— start of Supplied information —

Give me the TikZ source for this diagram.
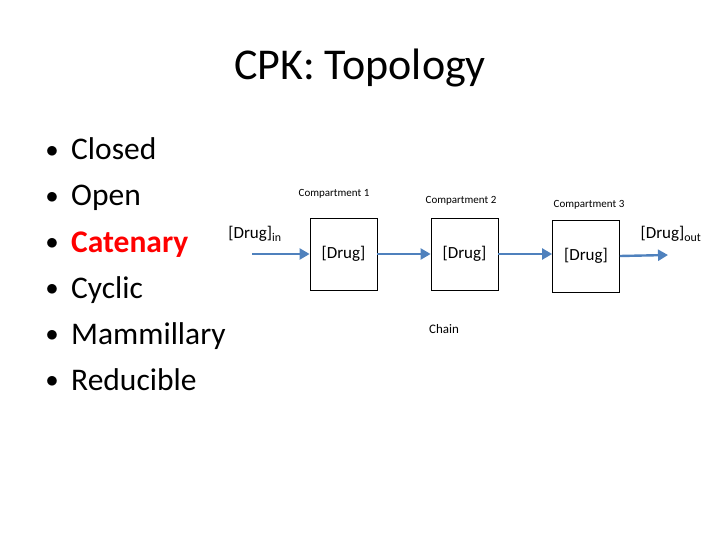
\documentclass[tikz,border=0pt]{standalone}
\usepackage{fontspec}
\setmainfont{Carlito}
\usetikzlibrary{arrows.meta}
\begin{document}
\begin{tikzpicture}[x=1pt,y=-1pt,
 box/.style={draw,thick,minimum width=67pt,minimum height=72pt,inner sep=0,font=\fontsize{17}{20}\selectfont},
 lab/.style={font=\fontsize{11}{13}\selectfont},
 arr/.style={draw={rgb,255:red,79;green,129;blue,189},line width=2.4pt,-{Triangle[length=10pt,width=11pt]}},
 item/.style={anchor=base west,font=\fontsize{31.5}{36}\selectfont,inner sep=0}]
\useasboundingbox (0,0) rectangle (720,540);
\node[font=\fontsize{44}{50}\selectfont] (title) at (360,68) {CPK: Topology};
\foreach \t/\c [count=\i] in {Closed/black,Open/black,Catenary/red,Cyclic/black,Mammillary/black,Reducible/black}{
 \node[item,text=\c] (it\i) at (71,160+46*\i-46) {\ifnum\i=3 \textbf{\t}\else\t\fi};
 \node[font=\fontsize{24}{28}\selectfont] (b\i) at (52,152+46*\i-46) {$\bullet$};
}
\node[box] (c1) at (343.5,254) {[Drug]};
\node[box] (c2) at (464.5,254) {[Drug]};
\node[box] (c3) at (586,256) {[Drug]};
\node[lab] (l1) at (334,194) {Compartment 1};
\node[lab] (l2) at (461,201) {Compartment 2};
\node[lab] (l3) at (589,205) {Compartment 3};
\node[lab,font=\fontsize{13}{15}\selectfont] (chain) at (444,329) {Chain};
\node[font=\fontsize{17}{20}\selectfont] (in) at (255,234) {[Drug]$_{\mathrm{in}}$};
\node[font=\fontsize{17}{20}\selectfont] (out) at (671,234) {[Drug]$_{\mathrm{out}}$};
\coordinate (s) at (252,254);
\coordinate (e) at (668,255);
\draw[arr] (s) -- (c1.west);
\draw[arr] (c1.east) -- (c2.west);
\draw[arr] (c2.east) -- (c3.west|-c2.east);
\draw[arr] (c3.east) -- (e);
\end{tikzpicture}
\end{document}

— end of Supplied information —

> **Problem details**
Copy all the data exactly as written, but skip any picture.

> **Output**
Give me the TikZ source for this diagram.
\documentclass[tikz,border=0pt]{standalone}
\usepackage{fontspec}
\setmainfont{Carlito}
\usetikzlibrary{arrows.meta}
\begin{document}
\begin{tikzpicture}[x=1pt,y=-1pt,
 box/.style={draw,thick,minimum width=67pt,minimum height=72pt,inner sep=0,font=\fontsize{17}{20}\selectfont},
 lab/.style={font=\fontsize{11}{13}\selectfont},
 arr/.style={draw={rgb,255:red,79;green,129;blue,189},line width=2.4pt,-{Triangle[length=10pt,width=11pt]}},
 item/.style={anchor=base west,font=\fontsize{31.5}{36}\selectfont,inner sep=0}]
\useasboundingbox (0,0) rectangle (720,540);
\node[font=\fontsize{44}{50}\selectfont] (title) at (360,68) {CPK: Topology};
\foreach \t/\c [count=\i] in {Closed/black,Open/black,Catenary/red,Cyclic/black,Mammillary/black,Reducible/black}{
 \node[item,text=\c] (it\i) at (71,160+46*\i-46) {\ifnum\i=3 \textbf{\t}\else\t\fi};
 \node[font=\fontsize{24}{28}\selectfont] (b\i) at (52,152+46*\i-46) {$\bullet$};
}
\node[box] (c1) at (343.5,254) {[Drug]};
\node[box] (c2) at (464.5,254) {[Drug]};
\node[box] (c3) at (586,256) {[Drug]};
\node[lab] (l1) at (334,194) {Compartment 1};
\node[lab] (l2) at (461,201) {Compartment 2};
\node[lab] (l3) at (589,205) {Compartment 3};
\node[lab,font=\fontsize{13}{15}\selectfont] (chain) at (444,329) {Chain};
\node[font=\fontsize{17}{20}\selectfont] (in) at (255,234) {[Drug]$_{\mathrm{in}}$};
\node[font=\fontsize{17}{20}\selectfont] (out) at (671,234) {[Drug]$_{\mathrm{out}}$};
\coordinate (s) at (252,254);
\coordinate (e) at (668,255);
\draw[arr] (s) -- (c1.west);
\draw[arr] (c1.east) -- (c2.west);
\draw[arr] (c2.east) -- (c3.west|-c2.east);
\draw[arr] (c3.east) -- (e);
\end{tikzpicture}
\end{document}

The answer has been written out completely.